Astana is the capital of Kazakhstan. Founded as Akmoly, it was once the seat of an okrug of the Russian Empire from 1830, it was granted town status and the name was modified to Akmolinsk in 1832. Although damaged during revolts in 1838, Akmolinsk continued to be a center of Russian colonial administration and to grow over the course of the 19th century. 

During World War II, Akmolinsk was a transportation hub for Soviet infrastructure evacuated from Eastern Europe, and after the war many Volga Germans were resettled in Astana following internal deportation in the Soviet Union. During Nikita Khrushchev's administration of the Soviet Union, Astana was the focus of agricultural production campaigns, which established state farms and brought Russian immigrants to the region as agricultural workers. During this period, the city was renamed Tselinograd.

Following the dissolution of the Soviet Union and the independence of Kazakhstan, the city's name was changed to Akmola, meaning "white grave," which the city's original name Akmoly may have been named for. It became the capital of Kazakhstan in 1997, and was renamed Astana ("capital city") in 1998. From 2019 to 2022, the city was known as Nur-Sultan in honor of Nursultan Nazarbayev, the country's first president.

Early history
The settlement of Akmoly, was established on the Ishim River in 1830 as the seat of an okrug. The name was possibly given after a local landmark—"" (Akmola) literally means a white grave in Kazakh—although this theory is not universally accepted. In 1832, the settlement was granted town status and named Akmolinsk. In 1838, at the height of the great national and liberation movement headed by Kenesary Khan, Akmolinsk fortress was burned. After the repression of the liberation movement, the fortress was rebuilt. On 16 July 1863, Akmolinsk was officially declared an uyezd town. During the rapid development of the Russian capitalist market, the huge Saryarka areas were actively exploited by the colonial administration. To draft Regulation governing the Kazakh steppe the Government of the Russian Empire formed Steppe Commission in 1865. In 1869, Akmolinsk external district and department were cancelled, and Akmolinsk became a center of newly established Akmolinsk Oblast.

Soviet Union
During World War II, Akmolinsk served as a traffic hub for the transportation of engineering tools and equipment from the evacuated plants of Ukrainian SSR, Byelorussian SSR, and Russian SFSR redirected to the Oblasts of the Kazakh SSR. Local industries were organized for war needs, assisting the country in providing the "Front Line" and the "Home Front" with essential material and equipment. In the post-war years many Russian-Germans were resettled here after being deported under the leadership of Joseph Stalin.

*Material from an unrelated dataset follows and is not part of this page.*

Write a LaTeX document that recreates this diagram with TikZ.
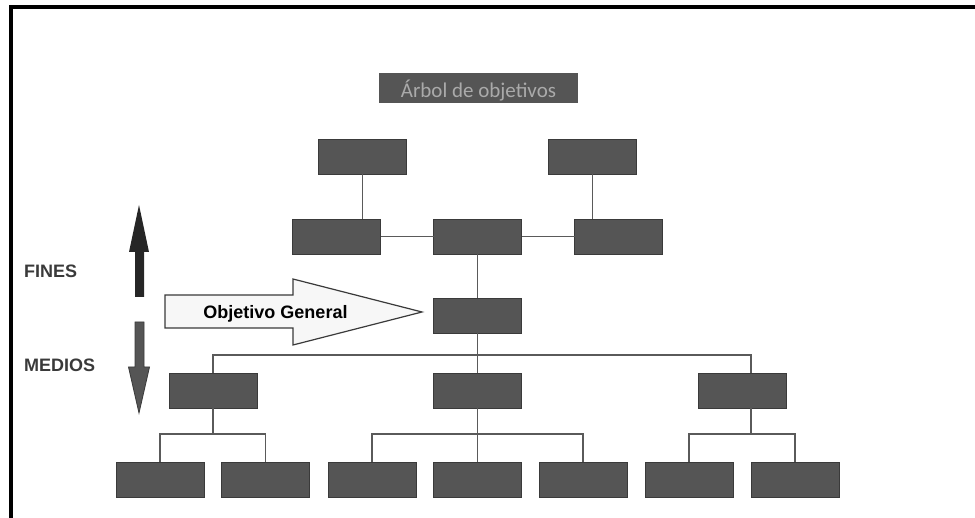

The city was designated the administrative and cultural center of the Virgin Lands Campaign in the 1950s,  with the aim of turning the region into a second grain producer for the Soviet Union. In 1961, to commemorate the campaign, the city was renamed Tselinograd. The high portion of Russian immigrants in this area, which later led to ethnic tension, can be traced to the influx of agricultural workers at this time.

Independent Kazakhstan
After the dissolution of the Soviet Union and the consequent independence of Kazakhstan, the city's original form was restored in the modified form Akmola. Akmola was made the capital of Kazakhstan on the 10 December 1997 The city was renamed Astana, which means "capital city" in Kazakh, in 1998.

Following the resignation of Nursultan Nazarbayev on March 19, 2019, Astana was renamed Nur-Sultan in his honor. The name Astana was readopted in 2022 following a proposal by members of the Parliament of Kazakhstan.